What is needed »
Restate exactly the lines that run from the start of the records below to the line containing "tech_idx = list(range(len(tech_labels)))", counting both ends, and nothing else; pictures stay out.

_____

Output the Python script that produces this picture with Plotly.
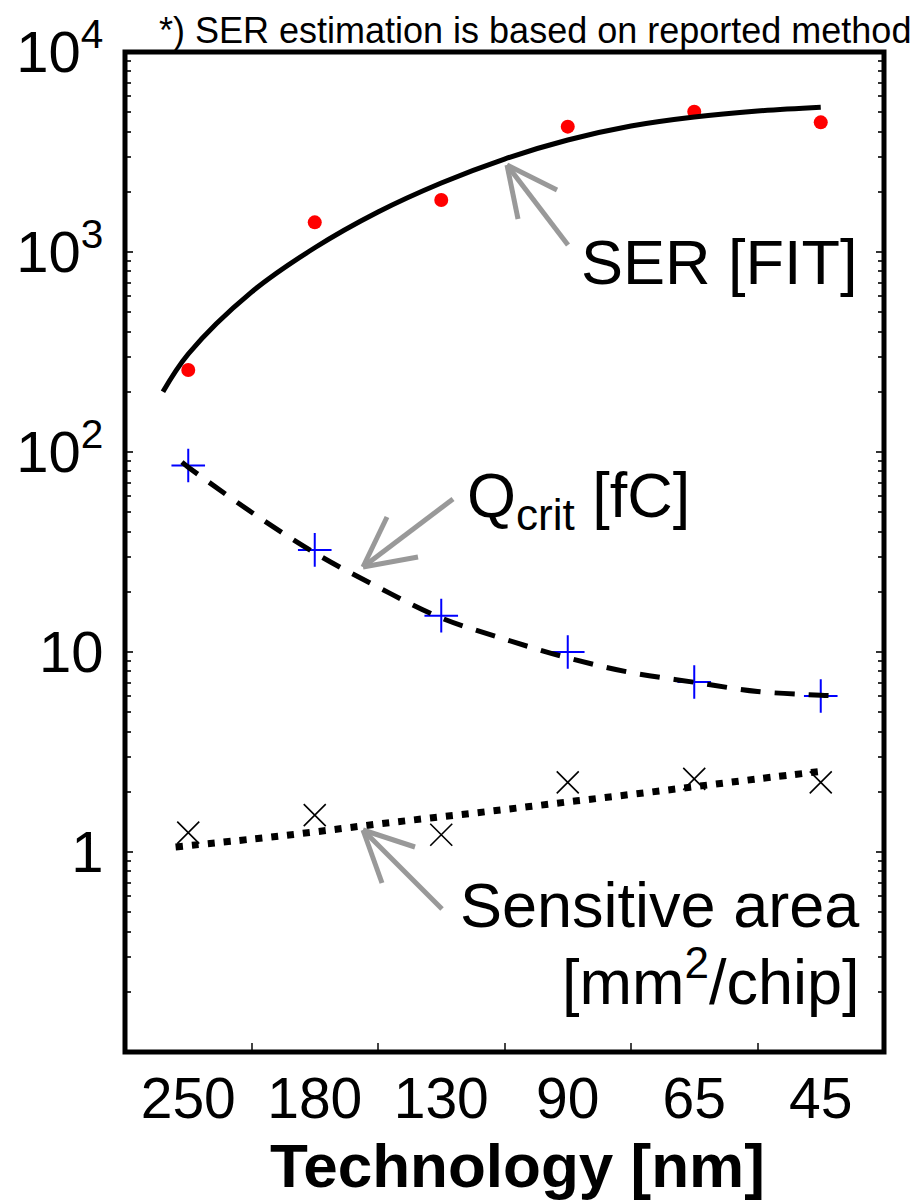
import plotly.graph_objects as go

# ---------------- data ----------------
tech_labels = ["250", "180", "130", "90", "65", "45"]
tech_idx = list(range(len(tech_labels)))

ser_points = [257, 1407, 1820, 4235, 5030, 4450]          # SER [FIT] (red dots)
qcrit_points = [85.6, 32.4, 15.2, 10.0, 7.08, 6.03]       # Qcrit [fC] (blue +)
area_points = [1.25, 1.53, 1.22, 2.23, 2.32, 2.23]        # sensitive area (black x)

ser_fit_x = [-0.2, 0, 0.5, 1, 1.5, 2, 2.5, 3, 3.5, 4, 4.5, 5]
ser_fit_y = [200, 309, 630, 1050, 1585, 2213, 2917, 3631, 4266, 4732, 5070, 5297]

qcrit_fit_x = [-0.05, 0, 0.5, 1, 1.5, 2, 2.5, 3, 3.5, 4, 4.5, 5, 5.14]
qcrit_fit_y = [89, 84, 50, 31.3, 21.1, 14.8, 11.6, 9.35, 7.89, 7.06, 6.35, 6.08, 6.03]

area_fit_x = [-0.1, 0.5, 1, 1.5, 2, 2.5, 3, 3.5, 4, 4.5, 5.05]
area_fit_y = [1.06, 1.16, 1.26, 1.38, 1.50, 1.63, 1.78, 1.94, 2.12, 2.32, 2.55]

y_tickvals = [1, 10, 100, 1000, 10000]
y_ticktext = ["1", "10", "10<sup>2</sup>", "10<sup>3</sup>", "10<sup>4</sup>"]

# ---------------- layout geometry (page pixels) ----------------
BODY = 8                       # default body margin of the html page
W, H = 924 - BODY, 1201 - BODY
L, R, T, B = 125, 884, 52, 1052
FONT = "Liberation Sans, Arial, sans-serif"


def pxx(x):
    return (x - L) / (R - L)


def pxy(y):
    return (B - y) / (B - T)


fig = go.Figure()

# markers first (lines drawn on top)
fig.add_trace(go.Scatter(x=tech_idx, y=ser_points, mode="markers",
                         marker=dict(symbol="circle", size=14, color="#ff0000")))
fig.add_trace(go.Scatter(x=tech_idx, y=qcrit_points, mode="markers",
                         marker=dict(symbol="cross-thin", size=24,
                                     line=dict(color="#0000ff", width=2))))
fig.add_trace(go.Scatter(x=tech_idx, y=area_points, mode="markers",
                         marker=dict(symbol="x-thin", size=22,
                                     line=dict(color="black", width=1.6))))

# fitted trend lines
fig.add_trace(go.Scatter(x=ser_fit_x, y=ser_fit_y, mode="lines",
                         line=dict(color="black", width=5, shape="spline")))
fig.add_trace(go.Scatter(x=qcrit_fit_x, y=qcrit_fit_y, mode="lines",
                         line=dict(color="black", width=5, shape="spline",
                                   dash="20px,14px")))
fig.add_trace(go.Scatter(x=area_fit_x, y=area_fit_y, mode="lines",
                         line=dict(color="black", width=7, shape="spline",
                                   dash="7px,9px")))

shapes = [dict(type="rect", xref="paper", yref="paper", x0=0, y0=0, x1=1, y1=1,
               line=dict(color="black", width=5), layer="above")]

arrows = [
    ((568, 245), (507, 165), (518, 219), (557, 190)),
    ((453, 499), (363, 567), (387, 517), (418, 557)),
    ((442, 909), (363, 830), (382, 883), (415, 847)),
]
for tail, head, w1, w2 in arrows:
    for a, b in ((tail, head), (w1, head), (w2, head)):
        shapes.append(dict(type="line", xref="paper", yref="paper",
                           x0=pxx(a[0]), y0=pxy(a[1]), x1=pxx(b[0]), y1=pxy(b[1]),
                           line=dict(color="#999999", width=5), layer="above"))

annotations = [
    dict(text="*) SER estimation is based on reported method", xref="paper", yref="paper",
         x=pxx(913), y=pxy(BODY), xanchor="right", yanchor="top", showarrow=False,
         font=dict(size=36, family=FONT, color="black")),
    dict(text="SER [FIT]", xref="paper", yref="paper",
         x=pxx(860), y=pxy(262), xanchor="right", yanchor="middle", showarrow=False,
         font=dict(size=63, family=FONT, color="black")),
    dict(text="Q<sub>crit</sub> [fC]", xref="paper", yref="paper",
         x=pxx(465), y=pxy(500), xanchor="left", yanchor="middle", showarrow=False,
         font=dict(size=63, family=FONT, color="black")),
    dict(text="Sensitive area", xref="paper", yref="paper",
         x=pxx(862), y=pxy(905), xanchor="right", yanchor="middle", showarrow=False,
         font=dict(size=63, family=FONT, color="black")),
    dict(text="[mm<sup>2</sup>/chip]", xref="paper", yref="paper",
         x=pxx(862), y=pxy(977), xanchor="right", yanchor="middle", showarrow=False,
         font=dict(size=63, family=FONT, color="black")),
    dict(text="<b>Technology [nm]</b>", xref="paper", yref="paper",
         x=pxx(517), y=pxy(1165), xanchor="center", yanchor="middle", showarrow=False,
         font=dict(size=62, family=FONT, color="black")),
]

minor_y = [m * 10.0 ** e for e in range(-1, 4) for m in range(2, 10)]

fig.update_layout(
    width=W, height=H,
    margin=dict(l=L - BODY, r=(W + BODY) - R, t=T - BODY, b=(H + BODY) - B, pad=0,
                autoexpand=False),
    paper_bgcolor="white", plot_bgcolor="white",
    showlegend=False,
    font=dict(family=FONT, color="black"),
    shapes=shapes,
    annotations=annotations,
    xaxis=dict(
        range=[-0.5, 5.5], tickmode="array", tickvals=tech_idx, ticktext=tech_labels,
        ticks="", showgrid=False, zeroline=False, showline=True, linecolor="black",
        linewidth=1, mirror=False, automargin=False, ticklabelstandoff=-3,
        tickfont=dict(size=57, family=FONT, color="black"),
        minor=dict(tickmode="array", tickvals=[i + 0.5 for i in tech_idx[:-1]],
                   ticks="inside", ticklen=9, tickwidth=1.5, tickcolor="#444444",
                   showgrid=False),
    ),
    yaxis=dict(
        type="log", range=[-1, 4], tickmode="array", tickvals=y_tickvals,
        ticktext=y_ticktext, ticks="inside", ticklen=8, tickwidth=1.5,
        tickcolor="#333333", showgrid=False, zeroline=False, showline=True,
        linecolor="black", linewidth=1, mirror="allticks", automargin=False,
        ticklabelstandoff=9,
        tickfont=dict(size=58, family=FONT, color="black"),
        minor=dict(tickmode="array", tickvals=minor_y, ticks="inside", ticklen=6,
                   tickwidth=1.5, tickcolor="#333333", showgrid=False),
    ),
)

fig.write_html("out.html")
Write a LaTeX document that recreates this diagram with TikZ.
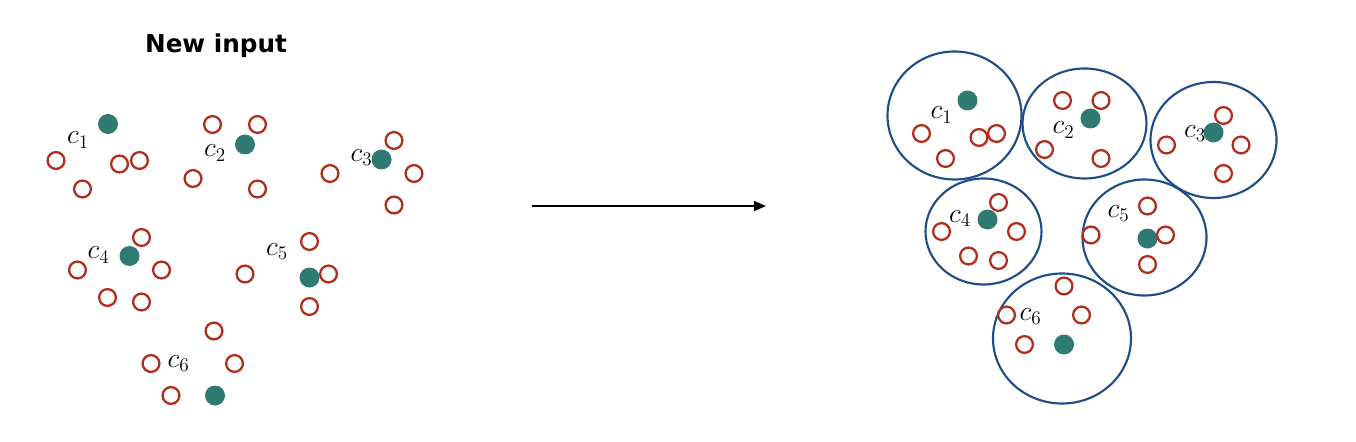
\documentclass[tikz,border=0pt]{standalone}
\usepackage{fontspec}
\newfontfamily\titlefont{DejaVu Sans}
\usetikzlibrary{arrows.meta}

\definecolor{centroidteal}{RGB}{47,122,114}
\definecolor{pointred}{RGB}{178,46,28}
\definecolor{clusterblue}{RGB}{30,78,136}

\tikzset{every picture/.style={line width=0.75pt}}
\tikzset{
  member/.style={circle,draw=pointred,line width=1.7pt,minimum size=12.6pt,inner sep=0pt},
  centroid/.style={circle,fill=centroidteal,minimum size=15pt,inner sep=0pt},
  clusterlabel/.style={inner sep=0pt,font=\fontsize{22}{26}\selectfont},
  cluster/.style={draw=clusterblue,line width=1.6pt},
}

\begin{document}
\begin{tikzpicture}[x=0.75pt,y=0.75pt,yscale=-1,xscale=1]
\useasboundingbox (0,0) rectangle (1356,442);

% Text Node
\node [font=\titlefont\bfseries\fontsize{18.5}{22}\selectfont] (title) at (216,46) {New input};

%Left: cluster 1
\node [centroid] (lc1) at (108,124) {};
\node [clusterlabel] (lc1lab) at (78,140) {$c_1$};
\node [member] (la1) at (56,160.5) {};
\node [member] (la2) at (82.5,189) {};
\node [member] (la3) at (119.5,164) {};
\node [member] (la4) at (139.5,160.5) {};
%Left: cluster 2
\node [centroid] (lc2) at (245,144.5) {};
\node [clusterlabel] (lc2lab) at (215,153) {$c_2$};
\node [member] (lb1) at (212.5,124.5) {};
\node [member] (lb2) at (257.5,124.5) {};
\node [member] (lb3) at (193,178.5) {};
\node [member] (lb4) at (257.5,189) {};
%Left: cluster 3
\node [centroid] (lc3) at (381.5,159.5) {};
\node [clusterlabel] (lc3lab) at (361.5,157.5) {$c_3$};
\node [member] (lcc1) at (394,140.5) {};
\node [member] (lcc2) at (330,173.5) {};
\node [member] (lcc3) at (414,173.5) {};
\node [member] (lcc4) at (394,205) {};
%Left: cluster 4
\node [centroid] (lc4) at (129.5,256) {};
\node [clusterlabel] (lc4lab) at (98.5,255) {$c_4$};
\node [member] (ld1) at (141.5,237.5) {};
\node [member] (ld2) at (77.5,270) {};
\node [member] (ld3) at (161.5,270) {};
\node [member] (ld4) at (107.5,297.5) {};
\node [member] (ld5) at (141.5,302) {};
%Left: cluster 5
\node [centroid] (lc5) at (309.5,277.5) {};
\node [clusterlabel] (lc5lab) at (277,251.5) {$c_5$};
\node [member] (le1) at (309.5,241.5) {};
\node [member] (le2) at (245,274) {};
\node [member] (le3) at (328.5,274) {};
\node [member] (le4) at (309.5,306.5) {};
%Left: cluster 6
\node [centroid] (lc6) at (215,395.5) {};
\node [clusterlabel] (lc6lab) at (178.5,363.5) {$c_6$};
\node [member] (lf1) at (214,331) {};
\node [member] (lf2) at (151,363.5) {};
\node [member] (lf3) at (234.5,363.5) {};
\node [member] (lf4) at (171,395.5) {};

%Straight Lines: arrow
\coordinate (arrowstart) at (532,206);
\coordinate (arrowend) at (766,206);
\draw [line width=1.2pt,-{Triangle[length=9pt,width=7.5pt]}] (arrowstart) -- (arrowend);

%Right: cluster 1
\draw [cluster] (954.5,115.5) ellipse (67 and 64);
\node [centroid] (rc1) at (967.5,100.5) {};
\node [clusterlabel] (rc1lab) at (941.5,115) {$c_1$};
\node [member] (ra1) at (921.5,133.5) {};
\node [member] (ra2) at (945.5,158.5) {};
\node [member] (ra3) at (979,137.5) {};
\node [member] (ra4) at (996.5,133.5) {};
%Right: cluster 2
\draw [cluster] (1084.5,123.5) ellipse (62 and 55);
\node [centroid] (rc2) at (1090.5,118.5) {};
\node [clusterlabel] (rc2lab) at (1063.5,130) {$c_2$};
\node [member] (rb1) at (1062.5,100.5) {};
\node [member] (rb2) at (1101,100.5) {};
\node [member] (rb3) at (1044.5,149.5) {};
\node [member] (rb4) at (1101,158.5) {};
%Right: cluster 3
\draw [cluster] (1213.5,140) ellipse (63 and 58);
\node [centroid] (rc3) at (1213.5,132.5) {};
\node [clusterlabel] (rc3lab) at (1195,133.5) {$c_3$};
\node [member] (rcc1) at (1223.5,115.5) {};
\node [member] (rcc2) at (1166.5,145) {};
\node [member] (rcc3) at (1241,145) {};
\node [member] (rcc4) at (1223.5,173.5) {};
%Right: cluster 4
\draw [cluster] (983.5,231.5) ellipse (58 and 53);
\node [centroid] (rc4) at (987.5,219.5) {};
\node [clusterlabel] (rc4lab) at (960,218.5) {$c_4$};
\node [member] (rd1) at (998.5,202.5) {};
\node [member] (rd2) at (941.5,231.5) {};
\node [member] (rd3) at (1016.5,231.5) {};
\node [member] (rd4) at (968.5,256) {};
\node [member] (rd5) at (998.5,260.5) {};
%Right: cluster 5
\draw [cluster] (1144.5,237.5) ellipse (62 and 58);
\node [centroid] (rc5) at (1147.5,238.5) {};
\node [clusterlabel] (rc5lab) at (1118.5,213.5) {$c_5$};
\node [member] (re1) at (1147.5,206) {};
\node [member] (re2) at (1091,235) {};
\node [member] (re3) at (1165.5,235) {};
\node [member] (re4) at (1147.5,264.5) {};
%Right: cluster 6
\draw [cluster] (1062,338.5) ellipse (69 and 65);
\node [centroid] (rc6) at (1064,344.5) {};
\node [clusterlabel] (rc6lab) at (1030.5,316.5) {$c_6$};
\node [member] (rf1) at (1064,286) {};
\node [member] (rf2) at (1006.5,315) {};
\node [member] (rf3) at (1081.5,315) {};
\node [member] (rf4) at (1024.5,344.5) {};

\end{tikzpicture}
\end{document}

_____

In response »
Output the Python script that produces this picture with Plotly.
import plotly.graph_objects as go

# ---------------- data ----------------
tech_labels = ["250", "180", "130", "90", "65", "45"]
tech_idx = list(range(len(tech_labels)))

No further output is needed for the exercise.